Dad and I were on the deck on a sunny afternoon. We were talking of poetry, although it was difficult to concentrate. The cacophony of chainsaws, stone cutting, pressure washing, leaf blowers and weed whackers tends to do that to conversation.
Thoreau never heard any of that noise at Walden. Just the sound of railroads and that sound truly vexed him. He knew what it meant. Everyone should read Thoreau on railroads. He foretold our future with future technology.
Cutting through the two-stroke engine din, I asked Dad what his favorite poem was. He didn’t hesitate and said “Dover Beach” by Matthew Arnold. I knew the poem, but not like Dad did. I’ll never know a poem like he does. He told me first encountered it in high school and then recited it, probably the first such recital of its kind with a chainsaw grinding in the distance.
The sea is calm tonight.
The tide is full, the moon lies fair
Upon the straits; on the French coast the light
Gleams and is gone; the cliffs of England stand,
Glimmering and vast, out in the tranquil bay.
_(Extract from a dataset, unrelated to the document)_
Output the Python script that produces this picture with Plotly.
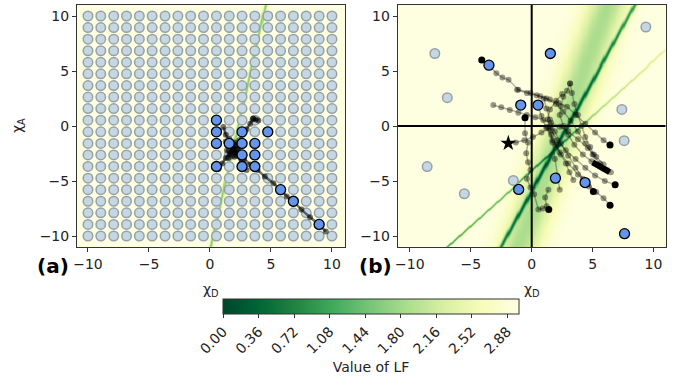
import numpy as np
import plotly.graph_objects as go

# ---------------- data ----------------
grid_vals = [-10.0, -8.95, -7.89, -6.84, -5.79, -4.74, -3.68, -2.63, -1.58, -0.53,
             0.53, 1.58, 2.63, 3.68, 4.74, 5.79, 6.84, 7.89, 8.95, 10.0]

# panel (a) selected points
sel_a_x = [0.53, 0.53, 0.53, 1.58, 2.63, 2.63, 2.63, 3.68, 3.68, 0.53, 2.63, 3.68, 4.74, 5.79, 6.84, 8.95]
sel_a_y = [0.53, -0.53, -1.58, -1.58, -0.53, -1.58, -2.63, -1.58, -2.63, -3.68, -3.68, -3.68, -0.53, -5.79, -6.84, -8.95]

# panel (a) trajectories
traj_a = [
    ([9.5, 8.95, 8.2, 7.5, 6.84, 6.3, 5.79, 5.2, 4.5, 3.9, 3.3, 2.8, 2.3, 2.0],
     [-9.6, -8.95, -8.3, -7.6, -6.84, -6.4, -5.79, -5.2, -4.6, -4.0, -3.5, -3.0, -2.5, -2.1]),
    ([3.55, 3.3, 3.0, 2.7, 2.4, 2.1, 1.9], [0.65, 0.2, -0.3, -0.8, -1.3, -1.7, -2.0]),
    ([0.7, 1.0, 1.3, 1.6, 1.8], [-3.9, -3.4, -2.9, -2.5, -2.1]),
    ([1.1, 1.3, 1.6, 1.8], [-0.1, -0.8, -1.4, -1.9]),
    ([3.0, 2.6, 2.2, 1.9], [-4.0, -3.3, -2.7, -2.2]),
    ([1.3, 1.6, 2.0, 2.4, 2.2, 1.7, 1.4, 1.8, 2.3, 2.0, 1.5, 1.9],
     [-1.4, -1.2, -1.5, -1.9, -2.4, -2.6, -2.2, -1.7, -2.1, -2.8, -2.9, -2.4]),
    ([3.97, 3.75, 3.55], [0.5, 0.6, 0.65]),
]

# panel (b) points
gray_b_x = [-7.95, -6.93, -8.58, -5.53, -1.51, 9.37, 7.40, 7.59]
gray_b_y = [6.59, 2.57, -3.69, -6.16, -4.95, 9.0, 1.51, -1.33]
sel_b_x = [-3.51, 1.53, -0.90, 0.52, -1.07, 1.95, 4.38, 7.62]
sel_b_y = [5.53, 6.59, 1.90, 1.90, -5.77, -4.74, -5.14, -9.79]

# panel (b) trajectories
traj_b = [
    ([-4.1, -3.5, -2.9, -2.4, -1.9, -1.1, -0.1, 0.7, 1.5, 2.2, 2.9, 3.6, 4.4, 5.2, 5.9, 6.4],
     [6.0, 5.5, 4.8, 4.4, 4.2, 3.3, 3.0, 2.7, 2.4, 2.1, 1.75, 1.0, 0.2, -0.6, -1.3, -1.7]),
    ([-3.15, -2.5, -1.8, -1.1, -0.4, 0.3, 0.95, 1.6, 2.3, 3.0, 3.8, 4.6, 5.3, 5.9],
     [1.9, 1.7, 1.45, 1.2, 1.0, 0.8, 0.55, 0.3, -0.06, -0.5, -1.2, -2.0, -2.8, -3.5]),
    ([-1.2, -0.4, 0.4, 1.2, 2.0, 2.6, 3.2, 3.8, 4.4, 5.0, 5.6, 6.2],
     [3.3, 3.0, 2.8, 2.5, 2.0, 1.3, 0.5, -0.5, -1.6, -2.6, -3.4, -4.0]),
    ([3.15, 2.9, 2.6, 2.4, 2.3, 2.6, 3.0, 3.5, 4.2, 4.9, 5.5, 6.0, 6.5],
     [3.87, 3.2, 2.66, 1.8, 1.0, 0.0, -0.8, -1.7, -2.6, -3.2, -3.6, -3.9, -4.2]),
    ([2.5, 2.0, 1.5, 1.3, 1.6, 2.1, 2.8, 3.6, 4.4, 5.2, 6.0, 6.85],
     [2.9, 2.3, 1.5, 0.6, -0.4, -1.3, -2.2, -3.0, -3.8, -4.5, -5.0, -5.35]),
    ([1.0, 1.2, 1.5, 1.9, 2.4, 3.0, 3.6, 4.2, 4.7, 5.06],
     [2.5, 1.6, 0.6, -0.5, -1.6, -2.7, -3.8, -4.8, -5.5, -5.95]),
    ([0.5, 0.8, 1.2, 1.7, 2.3, 3.0, 3.8, 4.6, 5.3, 5.9, 6.43],
     [1.9, 0.9, -0.2, -1.3, -2.4, -3.4, -4.4, -5.3, -6.0, -6.56, -7.2]),
    ([-0.55, -0.55, -0.3, -0.45, -0.3, -0.1, -0.4, -0.1, 0.2, 0.55, 0.9, 1.23, 1.1, 1.37],
     [0.7, -0.66, -1.5, -2.48, -3.3, -4.0, -4.8, -5.6, -6.2, -7.6, -7.5, -7.3, -6.5, -5.8]),
    ([-1.92, -1.3, -0.6, 0.1, 0.8, 1.5], [-1.57, -1.5, -1.3, -1.0, -0.6, -0.2]),
    ([1.23, 1.6, 2.0, 2.4, 2.8, 3.1, 3.42], [-0.06, -0.8, -1.7, -2.6, -3.4, -4.2, -4.9]),
    ([3.15, 3.3, 3.5, 3.8, 4.1, 4.4, 4.8, 5.1], [3.87, 3.0, 2.0, 1.0, 0.0, -1.0, -1.9, -2.6]),
    ([1.5, 1.7, 1.9, 2.1, 2.3], [0.0, -1.5, -3.0, -4.5, -5.8]),
]
heads_b_x = [-4.1, -0.55, 6.43, 6.85, 5.06, 6.43, 1.4]
heads_b_y = [6.0, 0.75, -1.72, -5.35, -5.95, -7.2, -7.6]
star_b_x = [-1.92]
star_b_y = [-1.57]
blob_b_x = [5.0, 5.5, 6.0, 6.4]
blob_b_y = [-3.3, -3.6, -3.9, -4.2]

cbar_ticks = [0.0, 0.36, 0.72, 1.08, 1.44, 1.80, 2.16, 2.52, 2.88]
lf_max = 3.0

# LF landscape parameters (valley lines)
valley_a = dict(x0=2.27, k=0.2045, depth=1.35, width=0.16)        # x = x0 + k*y
valley_b_main = dict(x0=2.9, k=0.5, depth=1.85, width=0.16)
valley_b_band = dict(x0=2.55, k=1 / 3, depth=1.1, width=1.6)
valley_b_thin = dict(c=-4.0, depth=1.45, slope=-0.07, width=0.1)   # y = x + c

# ---------------- LF fields ----------------
g = np.linspace(-11, 11, 241)
X, Y = np.meshgrid(g, g)

def dist_line(v):
    return np.abs(X - v["x0"] - v["k"] * Y) / np.sqrt(1 + v["k"] ** 2)

za = 2.97 - valley_a["depth"] * np.exp(-(dist_line(valley_a) / valley_a["width"]) ** 2)
d3 = np.abs(Y - X - valley_b_thin["c"]) / np.sqrt(2)
zb = (2.97
      - valley_b_main["depth"] * np.exp(-(dist_line(valley_b_main) / valley_b_main["width"]) ** 2)
      - valley_b_band["depth"] * np.exp(-(dist_line(valley_b_band) / valley_b_band["width"]) ** 2)
      - (valley_b_thin["depth"] + valley_b_thin["slope"] * X) * np.exp(-(d3 / valley_b_thin["width"]) ** 2))
za = np.round(np.clip(za, 0, lf_max), 3)
zb = np.round(np.clip(zb, 0, lf_max), 3)

ylgn = ['rgb(255,255,229)', 'rgb(247,252,185)', 'rgb(217,240,163)', 'rgb(173,221,142)',
        'rgb(120,198,121)', 'rgb(65,171,93)', 'rgb(35,132,67)', 'rgb(0,104,55)', 'rgb(0,69,41)']
cscale = [[i / (len(ylgn) - 1), c] for i, c in enumerate(reversed(ylgn))]

# ---------------- figure ----------------
fig = go.Figure()
fig.add_trace(go.Heatmap(x=g, y=g, z=za, coloraxis="coloraxis", zsmooth="best",
                         xaxis="x", yaxis="y", hoverinfo="skip"))
fig.add_trace(go.Heatmap(x=g, y=g, z=zb, coloraxis="coloraxis", zsmooth="best",
                         xaxis="x2", yaxis="y2", hoverinfo="skip"))

GX = [x for y in grid_vals for x in grid_vals]
GY = [y for y in grid_vals for x in grid_vals]
gray_marker = dict(size=9.5, color="rgba(196,215,227,1)", line=dict(color="rgba(150,160,166,1)", width=1.5))
blue_marker = dict(size=10, color="#6495ED", line=dict(color="black", width=1.3))

fig.add_trace(go.Scatter(x=GX, y=GY, mode="markers", marker=gray_marker, xaxis="x", yaxis="y"))

for tx, ty in traj_a:
    fig.add_trace(go.Scatter(x=tx, y=ty, mode="lines+markers", xaxis="x", yaxis="y",
                             line=dict(color="rgba(0,0,0,0.55)", width=2.5),
                             marker=dict(size=6, color="rgba(0,0,0,0.55)")))
fig.add_trace(go.Scatter(x=sel_a_x, y=sel_a_y, mode="markers", marker=blue_marker, xaxis="x", yaxis="y"))

# panel (b)
fig.add_trace(go.Scatter(x=[-11, 11], y=[0, 0], mode="lines", line=dict(color="black", width=2),
                         xaxis="x2", yaxis="y2"))
fig.add_trace(go.Scatter(x=[0, 0], y=[-11, 11], mode="lines", line=dict(color="black", width=2),
                         xaxis="x2", yaxis="y2"))
fig.add_trace(go.Scatter(x=gray_b_x, y=gray_b_y, mode="markers", marker=gray_marker, xaxis="x2", yaxis="y2"))
for tx, ty in traj_b:
    fig.add_trace(go.Scatter(x=tx, y=ty, mode="lines+markers", xaxis="x2", yaxis="y2",
                             line=dict(color="rgba(0,0,0,0.3)", width=1.5),
                             marker=dict(size=6, color="rgba(0,0,0,0.4)")))
fig.add_trace(go.Scatter(x=blob_b_x, y=blob_b_y, mode="lines", line=dict(color="black", width=6),
                         xaxis="x2", yaxis="y2"))
fig.add_trace(go.Scatter(x=heads_b_x, y=heads_b_y, mode="markers", xaxis="x2", yaxis="y2",
                         marker=dict(size=7, color="black")))
fig.add_trace(go.Scatter(x=star_b_x, y=star_b_y, mode="markers", xaxis="x2", yaxis="y2",
                         marker=dict(size=12, color="black", symbol="star")))
fig.add_trace(go.Scatter(x=sel_b_x, y=sel_b_y, mode="markers", marker=blue_marker, xaxis="x2", yaxis="y2"))

W, H = 677, 386
font = dict(family="DejaVu Sans", size=14, color="#222")
axis_common = dict(tickvals=[-10, -5, 0, 5, 10], ticks="outside", ticklen=4, tickwidth=1,
                   tickcolor="#333", showgrid=False, zeroline=False, showline=True, mirror=True,
                   linecolor="#333", linewidth=1, tickfont=font, automargin=False)
ytop, ybot = 1 - 5 / H, 1 - 247 / H
fig.update_layout(
    width=W, height=H, margin=dict(l=0, r=0, t=0, b=0),
    paper_bgcolor="white", plot_bgcolor="white", showlegend=False, font=font,
    xaxis=dict(domain=[77 / W, 345 / W], range=[-10.9, 11.07], anchor="y", **axis_common),
    yaxis=dict(domain=[ybot, ytop], range=[-11, 11], anchor="x", **axis_common),
    xaxis2=dict(domain=[397.7 / W, 665.7 / W], range=[-11, 11], anchor="y2", **axis_common),
    yaxis2=dict(domain=[ybot, ytop], range=[-11, 11], anchor="x2", **axis_common),
    coloraxis=dict(colorscale=cscale, cmin=0, cmax=lf_max,
                   colorbar=dict(orientation="h", x=371 / W, xanchor="center", y=1 - 299 / H,
                                 yanchor="top", len=296, lenmode="pixels", thickness=15,
                                 thicknessmode="pixels", xpad=0, ypad=0, outlinecolor="#333",
                                 outlinewidth=1, ticks="outside", ticklen=4, tickcolor="#333",
                                 tickvals=cbar_ticks, ticktext=[f"{v:.2f}" for v in cbar_ticks],
                                 tickangle=-45, tickfont=font,
                                 title=dict(text="Value of LF", side="bottom", font=font))),
    annotations=[
        dict(text="χ<sub>D</sub>", x=211 / W, y=1 - 290 / H, xref="paper", yref="paper",
             showarrow=False, font=font, xanchor="center", yanchor="middle"),
        dict(text="χ<sub>D</sub>", x=531.7 / W, y=1 - 290 / H, xref="paper", yref="paper",
             showarrow=False, font=font, xanchor="center", yanchor="middle"),
        dict(text="χ<sub>A</sub>", x=18 / W, y=1 - 126 / H, xref="paper", yref="paper",
             showarrow=False, font=font, textangle=-90, xanchor="center", yanchor="middle"),
        dict(text="<b>(a)</b>", x=71 / W, y=1 - 266 / H, xref="paper", yref="paper",
             xanchor="right", yanchor="middle", showarrow=False,
             font=dict(family="DejaVu Sans", size=20, color="black")),
        dict(text="<b>(b)</b>", x=394 / W, y=1 - 266 / H, xref="paper", yref="paper",
             xanchor="right", yanchor="middle", showarrow=False,
             font=dict(family="DejaVu Sans", size=20, color="black")),
    ],
)
fig.write_html("out.html", config={"displayModeBar": False},
               post_script="document.body.style.margin='0px';document.body.style.padding='0px';")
Come to the window, sweet is the night-air!
Only, from the long line of spray
Where the sea meets the moon-blanched land,
Listen! you hear the grating roar
Of pebbles which the waves draw back, and fling,
At their return, up the high strand,
Begin, and cease, and then again begin,
With tremulous cadence slow, and bring
The eternal note of sadness in.
Sophocles long ago
Heard it on the Aegean, and it brought
Into his mind the turbid ebb and flow
Of human misery; we
Find also in the sound a thought,
Hearing it by this distant northern sea.
The Sea of Faith
Was once, too, at the full, and round earth’s shore
Lay like the folds of a bright girdle furled.
But now I only hear
Its melancholy, long, withdrawing roar,
Retreating, to the breath
Of the night-wind, down the vast edges drear
And naked shingles of the world.
Ah, love, let us be true
To one another! for the world, which seems
To lie before us like a land of dreams,
So various, so beautiful, so new,
Hath really neither joy, nor love, nor light,
Nor certitude, nor peace, nor help for pain;
And we are here as on a darkling plain
Swept with confused alarms of struggle and flight,
Where ignorant armies clash by night.
We talked about what Arnold was after or not after in this poem. It turns from the ocean to the loss of human faith and our eternal ignorance. I said to Dad that in a million visits to the ocean, I have never felt the ocean angry or sad or depressed or the way Arnold depicts in the poem. It’s the ocean. It rolls in and then writers try to make something metaphorical. I have been guilty of that. The ocean will roll in long after writers have disappeared from the planet. That might be a good thing.
I asked Dad if he wanted “Dover Beach” read at his funeral. He said that might be a good idea. It won’t be me. I have no talent for that sort of thing.
I asked him if he something else in mind for his service. He said that was all up to me.